WHAT NEEDS TO BE DONE: All of the material below is to be repeated exactly.

- - - - - - -

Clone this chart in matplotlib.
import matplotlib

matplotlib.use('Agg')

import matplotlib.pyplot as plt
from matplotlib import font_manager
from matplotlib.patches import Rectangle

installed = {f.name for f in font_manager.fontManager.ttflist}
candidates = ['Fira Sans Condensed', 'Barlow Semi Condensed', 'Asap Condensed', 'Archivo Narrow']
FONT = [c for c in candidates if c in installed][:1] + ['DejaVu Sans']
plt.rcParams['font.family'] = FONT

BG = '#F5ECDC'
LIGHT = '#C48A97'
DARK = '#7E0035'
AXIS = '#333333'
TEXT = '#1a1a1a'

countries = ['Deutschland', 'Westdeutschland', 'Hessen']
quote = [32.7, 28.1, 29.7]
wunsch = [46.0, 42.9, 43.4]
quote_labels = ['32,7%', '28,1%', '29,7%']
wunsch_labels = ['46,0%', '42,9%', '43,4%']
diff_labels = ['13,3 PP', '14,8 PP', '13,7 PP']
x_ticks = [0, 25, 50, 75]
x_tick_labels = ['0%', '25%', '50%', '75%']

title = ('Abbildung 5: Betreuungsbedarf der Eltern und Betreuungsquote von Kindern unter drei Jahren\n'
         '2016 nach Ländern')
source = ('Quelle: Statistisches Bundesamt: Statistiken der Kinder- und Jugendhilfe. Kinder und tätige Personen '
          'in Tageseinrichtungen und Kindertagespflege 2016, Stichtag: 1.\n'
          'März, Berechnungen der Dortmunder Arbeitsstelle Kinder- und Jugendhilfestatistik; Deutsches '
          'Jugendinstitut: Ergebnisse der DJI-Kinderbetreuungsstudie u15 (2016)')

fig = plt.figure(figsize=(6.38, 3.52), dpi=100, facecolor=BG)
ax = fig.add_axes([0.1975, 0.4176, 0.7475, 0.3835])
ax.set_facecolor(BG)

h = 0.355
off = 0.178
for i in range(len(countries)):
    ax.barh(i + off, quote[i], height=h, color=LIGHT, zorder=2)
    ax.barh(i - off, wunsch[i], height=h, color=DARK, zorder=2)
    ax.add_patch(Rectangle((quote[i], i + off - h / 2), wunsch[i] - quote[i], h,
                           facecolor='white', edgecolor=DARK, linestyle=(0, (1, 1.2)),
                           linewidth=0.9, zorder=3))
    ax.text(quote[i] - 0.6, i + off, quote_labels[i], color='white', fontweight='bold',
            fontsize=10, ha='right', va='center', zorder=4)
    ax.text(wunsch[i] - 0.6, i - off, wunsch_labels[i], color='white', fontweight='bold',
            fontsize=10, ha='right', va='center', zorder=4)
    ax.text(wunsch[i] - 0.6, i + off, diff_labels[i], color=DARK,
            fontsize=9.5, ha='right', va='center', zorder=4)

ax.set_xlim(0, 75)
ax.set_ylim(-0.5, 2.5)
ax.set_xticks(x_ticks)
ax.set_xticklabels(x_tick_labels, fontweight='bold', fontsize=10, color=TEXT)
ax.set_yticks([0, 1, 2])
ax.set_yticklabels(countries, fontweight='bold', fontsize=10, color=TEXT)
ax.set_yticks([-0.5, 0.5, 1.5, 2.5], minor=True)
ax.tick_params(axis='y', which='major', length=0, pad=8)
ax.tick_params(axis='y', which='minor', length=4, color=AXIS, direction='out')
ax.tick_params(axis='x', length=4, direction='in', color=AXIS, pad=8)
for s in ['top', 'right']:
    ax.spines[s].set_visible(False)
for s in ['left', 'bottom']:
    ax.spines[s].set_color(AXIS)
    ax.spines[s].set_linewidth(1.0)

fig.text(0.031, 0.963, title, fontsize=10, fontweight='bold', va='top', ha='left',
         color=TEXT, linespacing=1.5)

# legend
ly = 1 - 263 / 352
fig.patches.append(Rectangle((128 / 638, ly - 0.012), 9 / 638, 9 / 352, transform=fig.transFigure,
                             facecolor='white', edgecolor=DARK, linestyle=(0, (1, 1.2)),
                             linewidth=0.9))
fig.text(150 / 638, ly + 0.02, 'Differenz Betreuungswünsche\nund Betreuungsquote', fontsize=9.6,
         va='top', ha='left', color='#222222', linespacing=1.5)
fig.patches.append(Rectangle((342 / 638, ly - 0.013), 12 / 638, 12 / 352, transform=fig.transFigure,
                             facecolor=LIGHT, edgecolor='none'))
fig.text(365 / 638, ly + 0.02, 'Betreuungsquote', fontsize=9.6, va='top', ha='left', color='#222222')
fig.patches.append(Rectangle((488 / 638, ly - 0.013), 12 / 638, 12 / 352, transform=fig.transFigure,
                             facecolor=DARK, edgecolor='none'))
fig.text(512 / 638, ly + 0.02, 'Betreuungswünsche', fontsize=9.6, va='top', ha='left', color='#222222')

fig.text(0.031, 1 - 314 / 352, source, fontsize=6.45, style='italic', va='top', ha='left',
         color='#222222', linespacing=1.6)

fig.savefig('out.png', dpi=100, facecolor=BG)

- - - - - - -

FINAL RESULT:
Clone this chart in matplotlib.
import matplotlib

matplotlib.use('Agg')

import matplotlib.pyplot as plt
from matplotlib import font_manager
from matplotlib.patches import Rectangle

installed = {f.name for f in font_manager.fontManager.ttflist}
candidates = ['Fira Sans Condensed', 'Barlow Semi Condensed', 'Asap Condensed', 'Archivo Narrow']
FONT = [c for c in candidates if c in installed][:1] + ['DejaVu Sans']
plt.rcParams['font.family'] = FONT

BG = '#F5ECDC'
LIGHT = '#C48A97'
DARK = '#7E0035'
AXIS = '#333333'
TEXT = '#1a1a1a'

countries = ['Deutschland', 'Westdeutschland', 'Hessen']
quote = [32.7, 28.1, 29.7]
wunsch = [46.0, 42.9, 43.4]
quote_labels = ['32,7%', '28,1%', '29,7%']
wunsch_labels = ['46,0%', '42,9%', '43,4%']
diff_labels = ['13,3 PP', '14,8 PP', '13,7 PP']
x_ticks = [0, 25, 50, 75]
x_tick_labels = ['0%', '25%', '50%', '75%']

title = ('Abbildung 5: Betreuungsbedarf der Eltern und Betreuungsquote von Kindern unter drei Jahren\n'
         '2016 nach Ländern')
source = ('Quelle: Statistisches Bundesamt: Statistiken der Kinder- und Jugendhilfe. Kinder und tätige Personen '
          'in Tageseinrichtungen und Kindertagespflege 2016, Stichtag: 1.\n'
          'März, Berechnungen der Dortmunder Arbeitsstelle Kinder- und Jugendhilfestatistik; Deutsches '
          'Jugendinstitut: Ergebnisse der DJI-Kinderbetreuungsstudie u15 (2016)')

fig = plt.figure(figsize=(6.38, 3.52), dpi=100, facecolor=BG)
ax = fig.add_axes([0.1975, 0.4176, 0.7475, 0.3835])
ax.set_facecolor(BG)

h = 0.355
off = 0.178
for i in range(len(countries)):
    ax.barh(i + off, quote[i], height=h, color=LIGHT, zorder=2)
    ax.barh(i - off, wunsch[i], height=h, color=DARK, zorder=2)
    ax.add_patch(Rectangle((quote[i], i + off - h / 2), wunsch[i] - quote[i], h,
                           facecolor='white', edgecolor=DARK, linestyle=(0, (1, 1.2)),
                           linewidth=0.9, zorder=3))
    ax.text(quote[i] - 0.6, i + off, quote_labels[i], color='white', fontweight='bold',
            fontsize=10, ha='right', va='center', zorder=4)
    ax.text(wunsch[i] - 0.6, i - off, wunsch_labels[i], color='white', fontweight='bold',
            fontsize=10, ha='right', va='center', zorder=4)
    ax.text(wunsch[i] - 0.6, i + off, diff_labels[i], color=DARK,
            fontsize=9.5, ha='right', va='center', zorder=4)

ax.set_xlim(0, 75)
ax.set_ylim(-0.5, 2.5)
ax.set_xticks(x_ticks)
ax.set_xticklabels(x_tick_labels, fontweight='bold', fontsize=10, color=TEXT)
ax.set_yticks([0, 1, 2])
ax.set_yticklabels(countries, fontweight='bold', fontsize=10, color=TEXT)
ax.set_yticks([-0.5, 0.5, 1.5, 2.5], minor=True)
ax.tick_params(axis='y', which='major', length=0, pad=8)
ax.tick_params(axis='y', which='minor', length=4, color=AXIS, direction='out')
ax.tick_params(axis='x', length=4, direction='in', color=AXIS, pad=8)
for s in ['top', 'right']:
    ax.spines[s].set_visible(False)
for s in ['left', 'bottom']:
    ax.spines[s].set_color(AXIS)
    ax.spines[s].set_linewidth(1.0)

fig.text(0.031, 0.963, title, fontsize=10, fontweight='bold', va='top', ha='left',
         color=TEXT, linespacing=1.5)

# legend
ly = 1 - 263 / 352
fig.patches.append(Rectangle((128 / 638, ly - 0.012), 9 / 638, 9 / 352, transform=fig.transFigure,
                             facecolor='white', edgecolor=DARK, linestyle=(0, (1, 1.2)),
                             linewidth=0.9))
fig.text(150 / 638, ly + 0.02, 'Differenz Betreuungswünsche\nund Betreuungsquote', fontsize=9.6,
         va='top', ha='left', color='#222222', linespacing=1.5)
fig.patches.append(Rectangle((342 / 638, ly - 0.013), 12 / 638, 12 / 352, transform=fig.transFigure,
                             facecolor=LIGHT, edgecolor='none'))
fig.text(365 / 638, ly + 0.02, 'Betreuungsquote', fontsize=9.6, va='top', ha='left', color='#222222')
fig.patches.append(Rectangle((488 / 638, ly - 0.013), 12 / 638, 12 / 352, transform=fig.transFigure,
                             facecolor=DARK, edgecolor='none'))
fig.text(512 / 638, ly + 0.02, 'Betreuungswünsche', fontsize=9.6, va='top', ha='left', color='#222222')

fig.text(0.031, 1 - 314 / 352, source, fontsize=6.45, style='italic', va='top', ha='left',
         color='#222222', linespacing=1.6)

fig.savefig('out.png', dpi=100, facecolor=BG)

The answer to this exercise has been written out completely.